-- BEGIN --

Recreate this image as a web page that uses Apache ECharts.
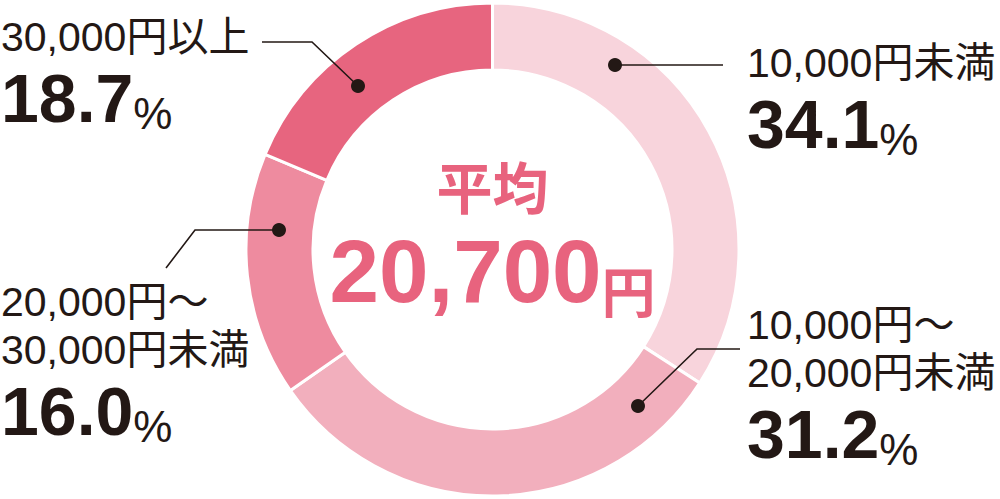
<!DOCTYPE html>
<html>
<head>
<meta charset="utf-8">
<script src="https://cdn.jsdelivr.net/npm/echarts@6/dist/echarts.min.js"></script>
<style>
html,body{margin:0;padding:0;background:#fff;}
#chart{width:1000px;height:499px;}
</style>
</head>
<body>
<div id="chart"></div>
<script>
// ---- data ----
const categories = ['10,000円未満', '10,000円～20,000円未満', '20,000円～30,000円未満', '30,000円以上'];
const shares = [34.1, 31.2, 16.0, 18.7];
const averageLabel = '平均';
const averageYen = 20700;
const unit = '円';

// ---- styles ----
const FONT = '"Liberation Sans", "Noto Sans CJK JP", sans-serif';
const INK = '#231815';
const sliceColors = ['#f8d4dc', '#f2afbd', '#ee8b9f', '#e7657f'];
const accent = '#e8637e';

// annotation layout: label block top-left and leader line (first point = dot)
const annot = [
  { x: 747, y: 39,  line: [[615, 65], [670, 65], [723, 65]] },
  { x: 747, y: 301, line: [[638, 406], [697, 349], [740, 349]] },
  { x: 1,   y: 278, line: [[279, 230], [195, 230], [166, 268]] },
  { x: 1,   y: 13,  line: [[358, 86], [312, 42], [262, 42]] }
];

function nameLines(n) {
  const i = n.indexOf('～');
  if (i >= 0 && i < n.length - 1) return [n.slice(0, i + 1), n.slice(i + 1)];
  return [n];
}

const chart = echarts.init(document.getElementById('chart'), null, { renderer: 'svg' });

chart.setOption({
  animation: false,
  backgroundColor: '#fff',
  series: [{
    type: 'pie',
    center: [492.5, 249.5],
    radius: [179.5, 246.5],
    startAngle: 90,
    clockwise: true,
    avoidLabelOverlap: false,
    emphasis: { disabled: true },
    itemStyle: { borderColor: '#fff', borderWidth: 3 },
    data: categories.map((c, i) => ({
      name: c, value: shares[i],
      itemStyle: { color: sliceColors[i] }
    })),
    label: {
      show: true,
      position: 'outside',
      fontFamily: FONT,
      color: INK,
      formatter: function (p) {
        const lines = nameLines(p.name).map(s => '{name|' + s + '}');
        return lines.join('\n') + '\n{pct|' + shares[p.dataIndex].toFixed(1) + '}{pc|%}';
      },
      rich: {
        name: { fontFamily: FONT, fontSize: 41, lineHeight: 48, color: INK },
        pct: { fontFamily: FONT, fontSize: 68, fontWeight: 'bold', lineHeight: 74, color: INK },
        pc: { fontFamily: FONT, fontSize: 44, lineHeight: 57, verticalAlign: 'bottom', color: INK }
      }
    },
    labelLine: { show: false },
    labelLayout: function (params) {
      const a = annot[params.dataIndex];
      return { x: a.x, y: a.y, align: 'left', verticalAlign: 'top' };
    }
  }],
  graphic: [
    ...annot.map(a => ({
      type: 'polyline', silent: true, z: 90,
      shape: { points: a.line },
      style: { stroke: INK, lineWidth: 1.6, fill: null }
    })),
    ...annot.map(a => ({
      type: 'circle', silent: true, z: 100,
      shape: { cx: a.line[0][0], cy: a.line[0][1], r: 7 },
      style: { fill: INK }
    })),
    {
      type: 'text', silent: true, z: 100,
      x: 492.5, y: 189,
      style: {
        text: averageLabel,
        align: 'center', verticalAlign: 'middle',
        font: 'bold 56px ' + FONT,
        fill: accent
      }
    },
    {
      type: 'text', silent: true, z: 100,
      x: 492.5, y: 221,
      style: {
        text: '{b|' + averageYen.toLocaleString('en-US') + '}{c|' + unit + '}',
        align: 'center', verticalAlign: 'top',
        rich: {
          b: { fontFamily: FONT, fontSize: 89, fontWeight: 'bold', lineHeight: 100, fill: accent },
          c: { fontFamily: FONT, fontSize: 54, fontWeight: 'bold', lineHeight: 69, verticalAlign: 'bottom', fill: accent }
        }
      }
    }
  ]
});
</script>
</body>
</html>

-- END --

- [AIM OF THE EXERCISE]:
Please write out all the data again word for word, but not the pictures.

- [WORKED SOLUTION]:
Recreate this image as a web page that uses Apache ECharts.
<!DOCTYPE html>
<html>
<head>
<meta charset="utf-8">
<script src="https://cdn.jsdelivr.net/npm/echarts@6/dist/echarts.min.js"></script>
<style>
html,body{margin:0;padding:0;background:#fff;}
#chart{width:1000px;height:499px;}
</style>
</head>
<body>
<div id="chart"></div>
<script>
// ---- data ----
const categories = ['10,000円未満', '10,000円～20,000円未満', '20,000円～30,000円未満', '30,000円以上'];
const shares = [34.1, 31.2, 16.0, 18.7];
const averageLabel = '平均';
const averageYen = 20700;
const unit = '円';

// ---- styles ----
const FONT = '"Liberation Sans", "Noto Sans CJK JP", sans-serif';
const INK = '#231815';
const sliceColors = ['#f8d4dc', '#f2afbd', '#ee8b9f', '#e7657f'];
const accent = '#e8637e';

// annotation layout: label block top-left and leader line (first point = dot)
const annot = [
  { x: 747, y: 39,  line: [[615, 65], [670, 65], [723, 65]] },
  { x: 747, y: 301, line: [[638, 406], [697, 349], [740, 349]] },
  { x: 1,   y: 278, line: [[279, 230], [195, 230], [166, 268]] },
  { x: 1,   y: 13,  line: [[358, 86], [312, 42], [262, 42]] }
];

function nameLines(n) {
  const i = n.indexOf('～');
  if (i >= 0 && i < n.length - 1) return [n.slice(0, i + 1), n.slice(i + 1)];
  return [n];
}

const chart = echarts.init(document.getElementById('chart'), null, { renderer: 'svg' });

chart.setOption({
  animation: false,
  backgroundColor: '#fff',
  series: [{
    type: 'pie',
    center: [492.5, 249.5],
    radius: [179.5, 246.5],
    startAngle: 90,
    clockwise: true,
    avoidLabelOverlap: false,
    emphasis: { disabled: true },
    itemStyle: { borderColor: '#fff', borderWidth: 3 },
    data: categories.map((c, i) => ({
      name: c, value: shares[i],
      itemStyle: { color: sliceColors[i] }
    })),
    label: {
      show: true,
      position: 'outside',
      fontFamily: FONT,
      color: INK,
      formatter: function (p) {
        const lines = nameLines(p.name).map(s => '{name|' + s + '}');
        return lines.join('\n') + '\n{pct|' + shares[p.dataIndex].toFixed(1) + '}{pc|%}';
      },
      rich: {
        name: { fontFamily: FONT, fontSize: 41, lineHeight: 48, color: INK },
        pct: { fontFamily: FONT, fontSize: 68, fontWeight: 'bold', lineHeight: 74, color: INK },
        pc: { fontFamily: FONT, fontSize: 44, lineHeight: 57, verticalAlign: 'bottom', color: INK }
      }
    },
    labelLine: { show: false },
    labelLayout: function (params) {
      const a = annot[params.dataIndex];
      return { x: a.x, y: a.y, align: 'left', verticalAlign: 'top' };
    }
  }],
  graphic: [
    ...annot.map(a => ({
      type: 'polyline', silent: true, z: 90,
      shape: { points: a.line },
      style: { stroke: INK, lineWidth: 1.6, fill: null }
    })),
    ...annot.map(a => ({
      type: 'circle', silent: true, z: 100,
      shape: { cx: a.line[0][0], cy: a.line[0][1], r: 7 },
      style: { fill: INK }
    })),
    {
      type: 'text', silent: true, z: 100,
      x: 492.5, y: 189,
      style: {
        text: averageLabel,
        align: 'center', verticalAlign: 'middle',
        font: 'bold 56px ' + FONT,
        fill: accent
      }
    },
    {
      type: 'text', silent: true, z: 100,
      x: 492.5, y: 221,
      style: {
        text: '{b|' + averageYen.toLocaleString('en-US') + '}{c|' + unit + '}',
        align: 'center', verticalAlign: 'top',
        rich: {
          b: { fontFamily: FONT, fontSize: 89, fontWeight: 'bold', lineHeight: 100, fill: accent },
          c: { fontFamily: FONT, fontSize: 54, fontWeight: 'bold', lineHeight: 69, verticalAlign: 'bottom', fill: accent }
        }
      }
    }
  ]
});
</script>
</body>
</html>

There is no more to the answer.